--- Records to use ---
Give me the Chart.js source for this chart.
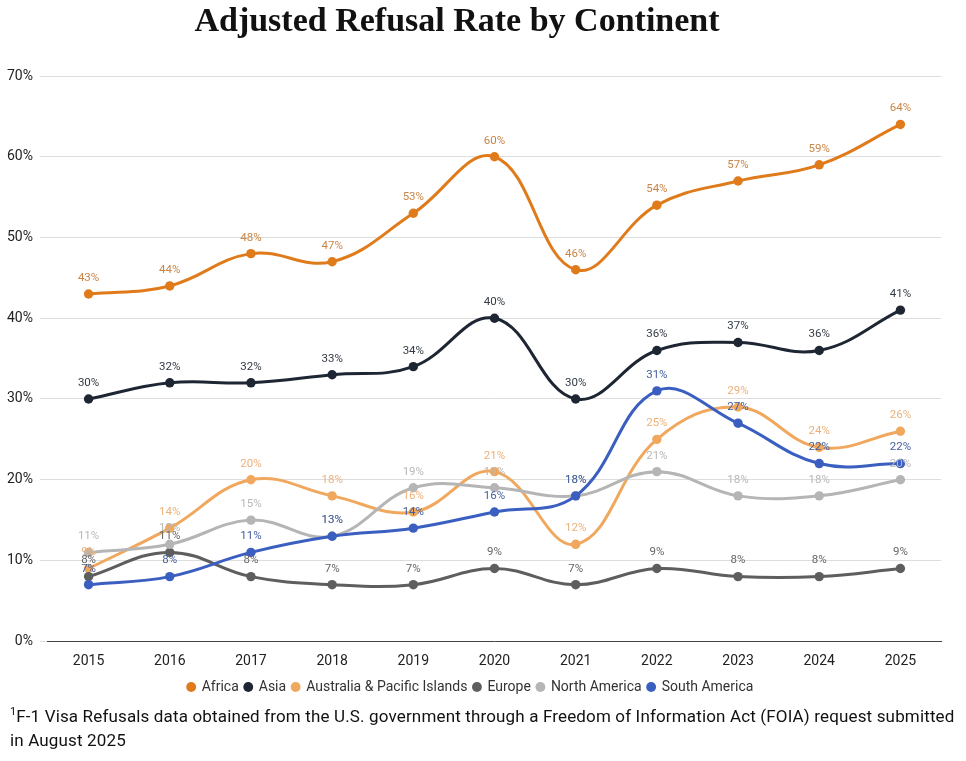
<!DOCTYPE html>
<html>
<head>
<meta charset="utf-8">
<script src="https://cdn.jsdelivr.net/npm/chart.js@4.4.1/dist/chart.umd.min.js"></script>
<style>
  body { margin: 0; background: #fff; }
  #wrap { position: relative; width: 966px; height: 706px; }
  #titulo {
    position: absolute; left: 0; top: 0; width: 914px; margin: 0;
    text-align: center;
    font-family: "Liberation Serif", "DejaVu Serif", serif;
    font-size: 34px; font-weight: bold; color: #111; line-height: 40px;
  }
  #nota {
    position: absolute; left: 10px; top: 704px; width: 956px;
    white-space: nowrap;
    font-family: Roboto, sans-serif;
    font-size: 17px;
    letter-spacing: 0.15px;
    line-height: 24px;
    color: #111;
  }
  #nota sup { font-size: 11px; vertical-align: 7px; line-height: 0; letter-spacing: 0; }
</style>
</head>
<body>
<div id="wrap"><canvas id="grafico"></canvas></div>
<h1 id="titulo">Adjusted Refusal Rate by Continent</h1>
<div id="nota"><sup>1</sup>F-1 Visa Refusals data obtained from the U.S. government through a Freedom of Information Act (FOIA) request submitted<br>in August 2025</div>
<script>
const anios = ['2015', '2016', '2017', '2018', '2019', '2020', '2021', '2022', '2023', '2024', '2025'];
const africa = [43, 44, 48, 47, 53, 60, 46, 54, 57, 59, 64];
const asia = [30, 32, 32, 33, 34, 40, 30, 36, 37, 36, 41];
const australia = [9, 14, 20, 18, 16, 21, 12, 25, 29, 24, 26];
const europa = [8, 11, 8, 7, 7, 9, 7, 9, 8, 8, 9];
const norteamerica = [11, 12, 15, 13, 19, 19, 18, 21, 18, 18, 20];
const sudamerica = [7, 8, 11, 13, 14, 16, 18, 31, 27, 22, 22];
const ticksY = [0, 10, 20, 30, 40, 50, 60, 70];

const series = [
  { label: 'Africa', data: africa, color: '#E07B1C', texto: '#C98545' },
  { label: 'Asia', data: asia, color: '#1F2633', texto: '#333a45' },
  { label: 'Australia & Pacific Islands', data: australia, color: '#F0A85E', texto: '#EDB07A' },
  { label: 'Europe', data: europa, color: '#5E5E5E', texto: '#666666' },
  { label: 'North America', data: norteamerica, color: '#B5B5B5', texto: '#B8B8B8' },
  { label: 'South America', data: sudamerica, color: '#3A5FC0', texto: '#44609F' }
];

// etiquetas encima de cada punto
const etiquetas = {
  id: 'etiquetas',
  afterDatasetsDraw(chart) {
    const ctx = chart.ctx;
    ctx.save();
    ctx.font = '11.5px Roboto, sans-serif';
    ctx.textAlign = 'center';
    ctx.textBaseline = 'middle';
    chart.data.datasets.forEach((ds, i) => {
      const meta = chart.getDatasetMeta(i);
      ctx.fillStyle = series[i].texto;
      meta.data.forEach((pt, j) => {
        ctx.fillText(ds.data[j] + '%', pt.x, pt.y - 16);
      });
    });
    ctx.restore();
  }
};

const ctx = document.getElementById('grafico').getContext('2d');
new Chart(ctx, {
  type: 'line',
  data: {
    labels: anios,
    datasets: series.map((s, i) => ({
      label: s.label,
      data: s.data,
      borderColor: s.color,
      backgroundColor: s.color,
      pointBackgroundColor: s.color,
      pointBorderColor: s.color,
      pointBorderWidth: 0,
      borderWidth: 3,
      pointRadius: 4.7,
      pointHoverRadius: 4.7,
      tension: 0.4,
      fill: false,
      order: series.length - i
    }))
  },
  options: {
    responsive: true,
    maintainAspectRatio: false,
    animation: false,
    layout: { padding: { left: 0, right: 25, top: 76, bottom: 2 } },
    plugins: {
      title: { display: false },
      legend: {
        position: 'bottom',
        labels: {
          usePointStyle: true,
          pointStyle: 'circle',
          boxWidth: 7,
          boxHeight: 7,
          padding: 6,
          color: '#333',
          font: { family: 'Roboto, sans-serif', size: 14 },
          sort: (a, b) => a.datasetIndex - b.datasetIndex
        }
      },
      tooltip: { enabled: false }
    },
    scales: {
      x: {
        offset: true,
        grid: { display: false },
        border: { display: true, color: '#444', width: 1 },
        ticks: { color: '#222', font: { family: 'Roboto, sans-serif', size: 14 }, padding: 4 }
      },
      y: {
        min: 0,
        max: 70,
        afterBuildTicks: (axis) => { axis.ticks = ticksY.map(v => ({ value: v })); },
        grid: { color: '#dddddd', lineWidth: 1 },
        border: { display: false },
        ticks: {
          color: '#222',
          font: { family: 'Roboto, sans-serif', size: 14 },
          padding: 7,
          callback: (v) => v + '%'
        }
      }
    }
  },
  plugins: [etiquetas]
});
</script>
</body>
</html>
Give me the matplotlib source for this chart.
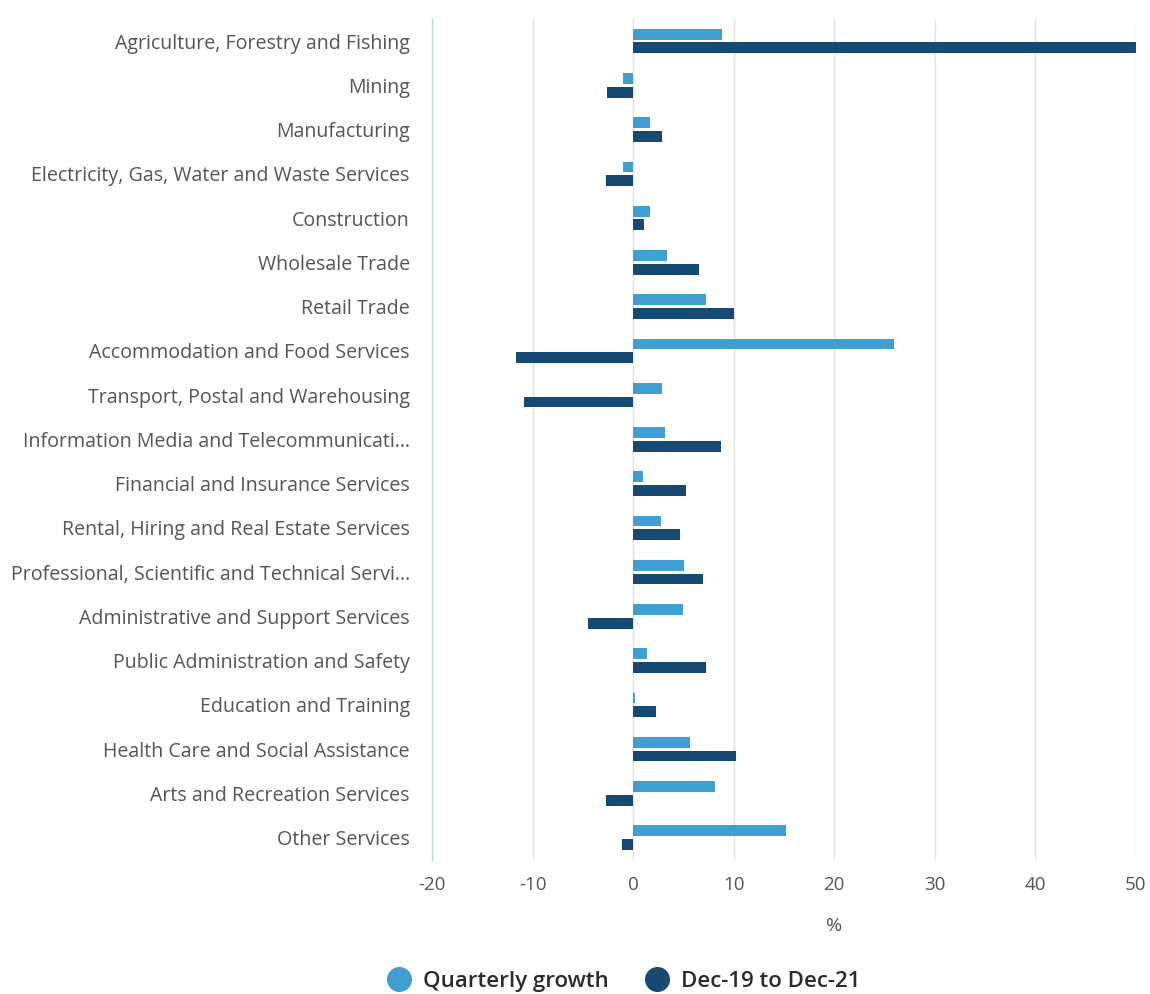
---
» **Do this**: Select all lines with the word "Give" from the entries above.

» **Answer for the task**:
Give me the Chart.js source for this chart.
Give me the matplotlib source for this chart.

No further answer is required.